Washington, DC.
In 1993, the Federal Department of Health and Human Services published regulations for SACWIS (the Statewide Child Welfare Information System) along with enhanced funding for states building a single comprehensive system that supported all child welfare case management activities for title IV-E agencies. While SACWIS did promise to keep all child welfare data in one place for all children in care, it also created some problems for agencies seeking to manage their own child welfare systems when thinking about SACWIS data integration with their own systems. Many agencies have struggled with the requirement of one centralized system responsible for all case management functions and supporting SACWIS at the same time.
The newly proposed changes for CCWIS appear to improve upon most of SACWIS’s undesirable qualities while keeping the benefits that made SACWIS a good idea to begin with.

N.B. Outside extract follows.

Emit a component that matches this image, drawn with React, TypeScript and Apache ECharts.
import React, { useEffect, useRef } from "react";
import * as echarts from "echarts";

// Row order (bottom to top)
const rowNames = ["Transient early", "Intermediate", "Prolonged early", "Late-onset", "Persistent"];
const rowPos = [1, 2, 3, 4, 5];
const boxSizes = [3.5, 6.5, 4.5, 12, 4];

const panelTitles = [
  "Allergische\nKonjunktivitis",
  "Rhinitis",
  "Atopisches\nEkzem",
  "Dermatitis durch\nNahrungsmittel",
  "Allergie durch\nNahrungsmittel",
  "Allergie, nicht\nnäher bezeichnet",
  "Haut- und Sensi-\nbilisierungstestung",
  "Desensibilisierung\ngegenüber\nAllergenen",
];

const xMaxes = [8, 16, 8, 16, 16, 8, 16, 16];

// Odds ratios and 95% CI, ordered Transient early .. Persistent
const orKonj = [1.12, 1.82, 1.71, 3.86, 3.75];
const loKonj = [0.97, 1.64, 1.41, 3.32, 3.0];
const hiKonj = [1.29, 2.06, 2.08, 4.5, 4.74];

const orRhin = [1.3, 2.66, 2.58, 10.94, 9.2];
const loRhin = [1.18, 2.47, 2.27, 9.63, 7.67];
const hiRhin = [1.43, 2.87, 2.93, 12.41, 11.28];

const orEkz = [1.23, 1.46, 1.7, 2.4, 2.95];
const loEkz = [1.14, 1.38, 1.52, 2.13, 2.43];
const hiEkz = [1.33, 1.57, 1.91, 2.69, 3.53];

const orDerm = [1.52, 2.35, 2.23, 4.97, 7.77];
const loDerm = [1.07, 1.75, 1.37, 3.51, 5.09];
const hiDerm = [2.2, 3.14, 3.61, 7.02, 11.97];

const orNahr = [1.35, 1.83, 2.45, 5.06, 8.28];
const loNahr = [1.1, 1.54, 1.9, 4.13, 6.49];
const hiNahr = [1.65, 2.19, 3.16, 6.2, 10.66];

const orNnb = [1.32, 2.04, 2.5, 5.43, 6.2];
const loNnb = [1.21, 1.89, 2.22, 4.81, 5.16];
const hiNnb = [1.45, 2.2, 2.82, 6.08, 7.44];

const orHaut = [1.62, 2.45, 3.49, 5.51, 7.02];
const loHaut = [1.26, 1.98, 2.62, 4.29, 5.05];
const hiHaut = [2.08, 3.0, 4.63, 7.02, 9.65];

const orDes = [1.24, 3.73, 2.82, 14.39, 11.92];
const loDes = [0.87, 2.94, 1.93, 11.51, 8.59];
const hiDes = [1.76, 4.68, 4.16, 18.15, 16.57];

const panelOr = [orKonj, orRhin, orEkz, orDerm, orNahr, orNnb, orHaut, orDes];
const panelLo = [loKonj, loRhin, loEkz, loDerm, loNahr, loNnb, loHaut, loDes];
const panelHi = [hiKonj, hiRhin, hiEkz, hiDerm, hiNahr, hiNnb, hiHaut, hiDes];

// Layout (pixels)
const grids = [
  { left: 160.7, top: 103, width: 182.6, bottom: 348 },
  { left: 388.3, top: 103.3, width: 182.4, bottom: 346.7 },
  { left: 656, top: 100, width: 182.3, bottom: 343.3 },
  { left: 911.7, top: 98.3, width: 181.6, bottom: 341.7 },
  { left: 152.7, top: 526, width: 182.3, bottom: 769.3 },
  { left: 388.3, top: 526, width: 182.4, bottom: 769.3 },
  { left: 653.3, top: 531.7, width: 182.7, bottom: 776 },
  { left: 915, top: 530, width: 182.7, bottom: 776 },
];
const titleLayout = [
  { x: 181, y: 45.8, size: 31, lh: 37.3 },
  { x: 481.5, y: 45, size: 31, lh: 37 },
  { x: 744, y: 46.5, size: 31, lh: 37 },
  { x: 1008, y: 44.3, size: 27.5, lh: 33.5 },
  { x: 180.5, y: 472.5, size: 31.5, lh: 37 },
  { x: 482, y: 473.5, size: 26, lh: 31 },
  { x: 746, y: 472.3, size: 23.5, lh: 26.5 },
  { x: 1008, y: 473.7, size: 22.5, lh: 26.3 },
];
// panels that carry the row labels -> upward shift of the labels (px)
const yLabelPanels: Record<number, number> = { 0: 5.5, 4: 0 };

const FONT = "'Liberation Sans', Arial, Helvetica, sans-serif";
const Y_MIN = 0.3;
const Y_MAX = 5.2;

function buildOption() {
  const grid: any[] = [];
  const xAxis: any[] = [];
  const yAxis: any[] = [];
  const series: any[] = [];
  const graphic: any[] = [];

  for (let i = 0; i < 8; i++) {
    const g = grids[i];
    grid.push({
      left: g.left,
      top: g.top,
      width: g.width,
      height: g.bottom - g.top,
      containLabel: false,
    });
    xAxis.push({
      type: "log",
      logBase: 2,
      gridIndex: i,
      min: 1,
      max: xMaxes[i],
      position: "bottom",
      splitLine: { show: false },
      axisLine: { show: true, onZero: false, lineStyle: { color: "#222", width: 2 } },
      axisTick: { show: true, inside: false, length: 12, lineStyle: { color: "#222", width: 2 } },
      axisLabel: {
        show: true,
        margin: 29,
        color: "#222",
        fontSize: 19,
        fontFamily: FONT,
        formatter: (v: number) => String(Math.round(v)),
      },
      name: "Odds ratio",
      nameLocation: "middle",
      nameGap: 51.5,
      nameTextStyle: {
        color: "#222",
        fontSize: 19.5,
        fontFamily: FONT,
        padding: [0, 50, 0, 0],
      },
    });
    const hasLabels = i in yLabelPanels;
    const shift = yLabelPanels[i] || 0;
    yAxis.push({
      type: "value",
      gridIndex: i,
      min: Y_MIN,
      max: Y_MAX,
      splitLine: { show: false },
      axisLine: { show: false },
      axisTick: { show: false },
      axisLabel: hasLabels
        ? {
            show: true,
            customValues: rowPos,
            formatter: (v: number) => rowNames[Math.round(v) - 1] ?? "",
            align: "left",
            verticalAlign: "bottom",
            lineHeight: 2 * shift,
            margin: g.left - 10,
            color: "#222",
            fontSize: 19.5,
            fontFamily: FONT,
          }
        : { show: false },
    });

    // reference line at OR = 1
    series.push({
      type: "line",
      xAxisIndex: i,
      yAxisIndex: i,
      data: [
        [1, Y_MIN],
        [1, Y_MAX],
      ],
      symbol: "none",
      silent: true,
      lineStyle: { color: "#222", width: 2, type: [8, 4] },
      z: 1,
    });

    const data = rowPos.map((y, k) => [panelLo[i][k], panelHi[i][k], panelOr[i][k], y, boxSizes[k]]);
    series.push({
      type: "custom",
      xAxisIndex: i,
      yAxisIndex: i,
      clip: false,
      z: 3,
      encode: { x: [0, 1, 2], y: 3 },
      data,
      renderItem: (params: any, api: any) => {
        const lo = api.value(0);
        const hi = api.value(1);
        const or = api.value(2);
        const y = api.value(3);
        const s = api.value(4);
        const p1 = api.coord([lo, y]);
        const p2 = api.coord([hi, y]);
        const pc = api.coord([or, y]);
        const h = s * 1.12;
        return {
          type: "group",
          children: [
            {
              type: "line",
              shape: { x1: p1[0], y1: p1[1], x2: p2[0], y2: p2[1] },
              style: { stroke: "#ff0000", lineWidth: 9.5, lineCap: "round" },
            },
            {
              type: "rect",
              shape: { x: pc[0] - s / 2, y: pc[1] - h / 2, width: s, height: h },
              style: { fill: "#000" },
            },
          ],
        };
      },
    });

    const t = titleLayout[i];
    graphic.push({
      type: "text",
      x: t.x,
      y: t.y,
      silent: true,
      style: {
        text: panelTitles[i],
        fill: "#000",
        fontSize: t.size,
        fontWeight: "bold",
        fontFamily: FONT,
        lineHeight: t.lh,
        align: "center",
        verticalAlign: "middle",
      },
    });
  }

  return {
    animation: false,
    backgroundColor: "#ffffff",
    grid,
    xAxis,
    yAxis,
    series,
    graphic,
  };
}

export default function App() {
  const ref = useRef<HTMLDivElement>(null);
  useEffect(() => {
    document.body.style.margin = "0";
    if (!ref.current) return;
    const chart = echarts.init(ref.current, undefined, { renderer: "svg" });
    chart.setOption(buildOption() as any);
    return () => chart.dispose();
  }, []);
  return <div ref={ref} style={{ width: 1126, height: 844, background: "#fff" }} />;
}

Five Points is excited to support many of the requirements coming out of the new CCWIS proposal requested by our clients seeking to integrate data from their many systems along with CCWIS data.

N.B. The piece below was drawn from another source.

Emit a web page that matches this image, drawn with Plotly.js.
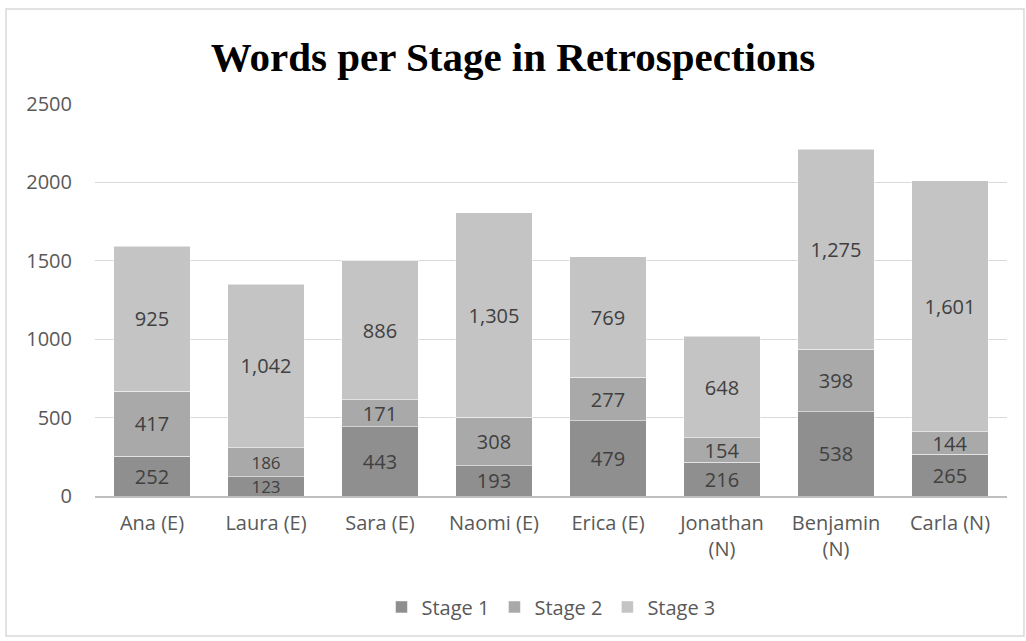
<!DOCTYPE html>
<html><head><meta charset="utf-8">
<script src="https://cdn.plot.ly/plotly-3.0.1.min.js"></script>
<style>body{margin:0;background:#fff}#c{width:1026px;height:641px}</style>
</head><body><div id="c"></div>
<script>
const categories = ["Ana (E)", "Laura (E)", "Sara (E)", "Naomi (E)", "Erica (E)", "Jonathan<br>(N)", "Benjamin<br>(N)", "Carla (N)"];
const stage1 = [252, 123, 443, 193, 479, 216, 538, 265];
const stage2 = [417, 186, 171, 308, 277, 154, 398, 144];
const stage3 = [925, 1042, 886, 1305, 769, 648, 1275, 1601];
const seriesNames = ["Stage 1", "Stage 2", "Stage 3"];
const colors = ["#8f8f8f", "#a9a9a9", "#c4c4c4"];
const font = "'Open Sans', Lato, sans-serif";
const series = [stage1, stage2, stage3];
const traces = series.map((v, i) => ({
  type: "bar", x: categories, y: v, name: seriesNames[i],
  marker: {color: colors[i], line: {color: "#ffffff", width: 0.5}},
  text: v.map(n => n.toLocaleString("en-US")), textposition: "inside",
  insidetextanchor: "middle", textangle: 0,
  // the two thin Laura segments get a slightly smaller label so they do not collide
  textfont: {family: font, size: v.map((n, j) => (i < 2 && j === 1) ? 17 : 20), color: "#404040"},
  constraintext: "none", hoverinfo: "skip"
}));
const layout = {
  width: 1026, height: 641, barmode: "stack", bargap: 0.33,
  paper_bgcolor: "#fff", plot_bgcolor: "#fff",
  margin: {l: 95, r: 19, t: 104, b: 145},
  title: {text: "<b>Words per Stage in Retrospections</b>", x: 0.5, xanchor: "center", y: 0.911, yanchor: "middle",
          font: {family: "'Liberation Serif', 'DejaVu Serif', serif", size: 41, color: "#000"}},
  xaxis: {tickfont: {family: font, size: 20, color: "#595959"}, showline: true, linecolor: "#bfbfbf", linewidth: 1.5,
          ticks: "", fixedrange: true, ticklabelstandoff: 8},
  yaxis: {range: [0, 2500], dtick: 500, tickformat: "d", gridcolor: "#d9d9d9", gridwidth: 1, zeroline: false,
          tickfont: {family: font, size: 20, color: "#595959"}, ticklabelstandoff: 22, ticks: ""},
  legend: {orientation: "h", x: 0.5, xanchor: "center", y: -0.283, yanchor: "middle",
           font: {family: font, size: 20, color: "#595959"}, traceorder: "normal", itemwidth: 30},
  shapes: [{type: "rect", xref: "paper", yref: "paper", x0: -0.0976, x1: 1.0186, y0: -0.357, y1: 1.2423,
            line: {color: "#d9d9d9", width: 1.5}, fillcolor: "rgba(0,0,0,0)", layer: "below"}],
  showlegend: true
};
Plotly.newPlot("c", traces, layout, {displayModeBar: false, staticPlot: true});
</script></body></html>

Here are five key improvements we see coming out of the CCWIS proposal for child welfare agencies:
- Agencies are allowed to implement their own systems to support their child welfare practice; the requirement for a single comprehensive system has been removed
- CCWIS allows agency systems to collect data from external systems
- A two-way data exchange between CCWIS and agency systems is not only allowed, but required, resulting in a combined and accurate set of child welfare data
- State systems would be required to connect to information exchanges as well as connect to other systems such as juvenile court systems, educational systems and Medicaid claim systems
- The number of functional requirements have dropped from 51 for SACWIS to only 14 for CCWIS
Much of the focus around implementing CCWIS appears to be ensuring data quality and accuracy when integrating data from multiple systems. Child Welfare agency database systems should be designed around business functions that increase operational efficiency, not hinder it.
Liz VanAcker, Five Points CEO, sees CCWIS as a great opportunity for Five Points customers and child welfare as a whole. “CCWIS permits agencies to connect their data together for the first time in a way that works the way they like to work. We’re excited at the opportunity to help put our expertise at child welfare system integration to work.”